Functorial topologies and finite-index subgroups of abelian groups

TL;DR

This paper explores the relationships between different functorial topologies on abelian groups, especially focusing on the profinite topology, and characterizes groups based on their subgroup structures and topological properties.

Contribution

It characterizes the profinite topology as the infimum of the Bohr and natural topologies and analyzes the structure of finite-index subgroups in abelian groups.

Findings

Profinite topology is the infimum of Bohr and natural topologies.

Characterization of abelian groups where certain subgroup posets are cofinal.

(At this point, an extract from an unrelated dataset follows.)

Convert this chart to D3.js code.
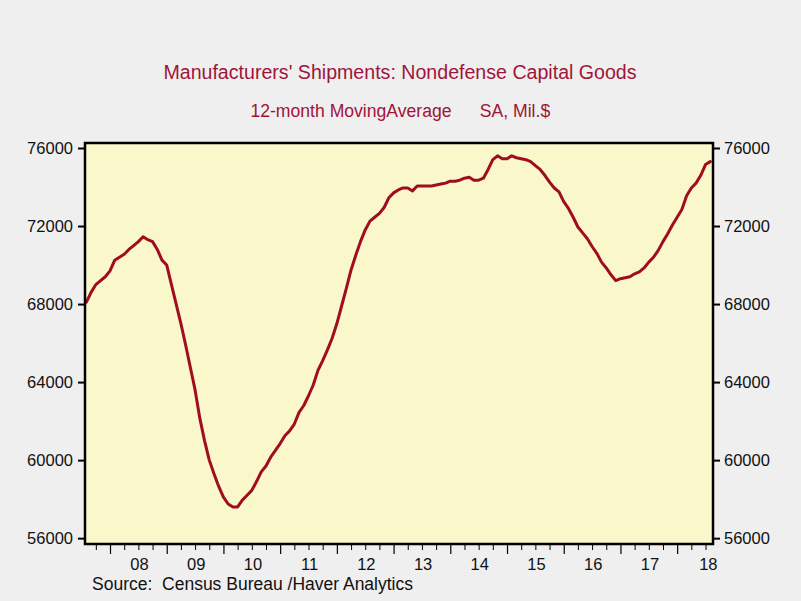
<!DOCTYPE html>
<html>
<head>
<meta charset="utf-8">
<script src="https://cdn.jsdelivr.net/npm/d3@7"></script>
<style>
  html, body { margin: 0; padding: 0; background: #efefef; }
  svg { display: block; }
  text { font-family: "Liberation Sans", Arial, sans-serif; }
</style>
</head>
<body>
<svg id="chart" width="801" height="601"></svg>
<script>
// Monthly 12-month moving average, Aug 2007 .. Aug 2018 (Mil. $)
const startYear = 2007;
const startMonth = 7; // August (0-based)
const values = [
  // 2007 Aug-Dec
  68100, 68600, 69000, 69200, 69400,
  // 2008
  69700, 70250, 70400, 70550, 70800, 71000, 71200, 71450, 71300, 71200, 70800, 70250,
  // 2009
  70000, 69000, 68000, 67000, 65900, 64750, 63600, 62150, 61000, 60000, 59300, 58650,
  // 2010
  58100, 57750, 57600, 57600, 57950, 58200, 58450, 58900, 59400, 59700, 60150, 60500,
  // 2011
  60850, 61250, 61500, 61850, 62450, 62800, 63300, 63850, 64600, 65100, 65650, 66250,
  // 2012
  67000, 67900, 68800, 69750, 70500, 71200, 71800, 72250, 72450, 72650, 72950, 73450,
  // 2013
  73700, 73850, 73950, 73950, 73800, 74050, 74050, 74050, 74050, 74100, 74150, 74200,
  // 2014
  74300, 74300, 74350, 74450, 74500, 74350, 74350, 74450, 74900, 75400, 75600, 75450,
  // 2015
  75450, 75600, 75500, 75450, 75400, 75300, 75100, 74900, 74600, 74250, 73950, 73750,
  // 2016
  73250, 72900, 72450, 71950, 71650, 71350, 70950, 70600, 70150, 69850, 69500, 69200,
  // 2017
  69300, 69350, 69400, 69550, 69650, 69850, 70150, 70400, 70750, 71200, 71600, 72050,
  // 2018
  72450, 72850, 73550, 73950, 74200, 74600, 75150, 75300
];
const yTicks = [56000, 60000, 64000, 68000, 72000, 76000];
const yearLabels = ["08", "09", "10", "11", "12", "13", "14", "15", "16", "17", "18"];
const yearStarts = [2008, 2009, 2010, 2011, 2012, 2013, 2014, 2015, 2016, 2017, 2018];
const title = "Manufacturers' Shipments: Nondefense Capital Goods";
const subtitleLeft = "12-month MovingAverage";
const subtitleRight = "SA, Mil.$";
const source = "Source:  Census Bureau /Haver Analytics";

const data = values.map((v, i) => ({ t: startYear + (startMonth + i) / 12, v }));

const svg = d3.select("#chart");
const L = 85, R = 713, T = 143, B = 544;
const titleColor = "#a0143a";
const lineColor = "#a00d1e";

const x = d3.scaleLinear().domain([2007.559, 2018.632]).range([L, R]);
const y = d3.scaleLinear().domain([55700, 76256]).range([B, T]);

svg.append("rect").attr("width", 801).attr("height", 601).attr("fill", "#efefef");

// Plot background
svg.append("rect").attr("x", L).attr("y", T).attr("width", R - L).attr("height", B - T)
  .attr("fill", "#faf8cb");

// Titles
svg.append("text").attr("x", 400).attr("y", 79).attr("text-anchor", "middle")
  .attr("font-size", 19.6).attr("fill", titleColor).text(title);
svg.append("text").attr("x", 351).attr("y", 117).attr("text-anchor", "middle")
  .attr("font-size", 17.6).attr("fill", titleColor).text(subtitleLeft);
svg.append("text").attr("x", 515).attr("y", 117).attr("text-anchor", "middle")
  .attr("font-size", 17.6).attr("fill", titleColor).text(subtitleRight);

// Line
const line = d3.line().x(d => x(d.t)).y(d => y(d.v));
svg.append("path").datum(data).attr("d", line)
  .attr("fill", "none").attr("stroke", lineColor).attr("stroke-width", 3)
  .attr("stroke-linejoin", "round").attr("stroke-linecap", "round");

// Y axes
const leftAxis = d3.axisLeft(y).tickValues(yTicks).tickSize(7).tickPadding(5).tickFormat(d3.format("d"));
const rightAxis = d3.axisRight(y).tickValues(yTicks).tickSize(7).tickPadding(4).tickFormat(d3.format("d"));
const gl = svg.append("g").attr("transform", `translate(${L},0)`).call(leftAxis);
const gr = svg.append("g").attr("transform", `translate(${R},0)`).call(rightAxis);
[gl, gr].forEach(g => {
  g.select(".domain").remove();
  g.selectAll(".tick line").attr("stroke", "#000").attr("stroke-width", 2);
  g.selectAll(".tick text").attr("font-size", 16.5).attr("fill", "#111")
    .attr("font-family", "Liberation Sans, Arial, sans-serif");
});

// X axis: quarterly minor ticks, yearly major ticks
const minorTicks = [];
for (let yr = 2007; yr <= 2018; yr++) {
  [0.25, 0.5, 0.75].forEach(q => {
    const t = yr + q;
    if (x(t) > L + 2 && x(t) < R - 2) minorTicks.push(t);
  });
}
const gxMinor = svg.append("g").attr("transform", `translate(0,${B})`)
  .call(d3.axisBottom(x).tickValues(minorTicks).tickSize(6).tickFormat(""));
gxMinor.select(".domain").remove();
gxMinor.selectAll(".tick line").attr("stroke", "#000").attr("stroke-width", 1);

const gxMajor = svg.append("g").attr("transform", `translate(0,${B})`)
  .call(d3.axisBottom(x).tickValues(yearStarts).tickSize(10).tickFormat(""));
gxMajor.select(".domain").remove();
gxMajor.selectAll(".tick line").attr("stroke", "#000").attr("stroke-width", 1.2);

// Year labels at mid-year
svg.append("g").selectAll("text").data(yearStarts).join("text")
  .attr("x", (d, i) => i === yearStarts.length - 1 ? x(d + 0.55) : x(d + 0.52))
  .attr("y", 570).attr("text-anchor", "middle")
  .attr("font-size", 16.5).attr("fill", "#111")
  .text((d, i) => yearLabels[i]);

// Frame
svg.append("rect").attr("x", L).attr("y", T).attr("width", R - L).attr("height", B - T)
  .attr("fill", "none").attr("stroke", "#000").attr("stroke-width", 2.5);

// Source
svg.append("text").attr("x", 92).attr("y", 590).attr("font-size", 17.5).attr("fill", "#111")
  .attr("xml:space", "preserve").style("white-space", "pre").text(source);
</script>
</body>
</html>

Introduction of the equalizer E(T,S) to classify groups via functorial topologies.

Abstract

In the general context of functorial topologies, we prove that in the lattice of all group topologies on an abelian group, the infimum between the Bohr topology and the natural topology is the profinite topology. The profinite topology and its connection to other functorial topologies is the main objective of the paper. We are particularly interested in the poset C(G) of all finite-index subgroups of an abelian group G, since it is a local base for the profinite topology of G. We describe various features of the poset C(G) (its cardinality, its cofinality, etc.) and we characterize the abelian groups G for which C(G)\{G} is cofinal in the poset of all subgroups of G ordered by inclusion. Finally, for pairs of functorial topologies T, S we define the equalizer E(T,S), which permits to describe relevant classes of abelian groups in terms of functorial topologies.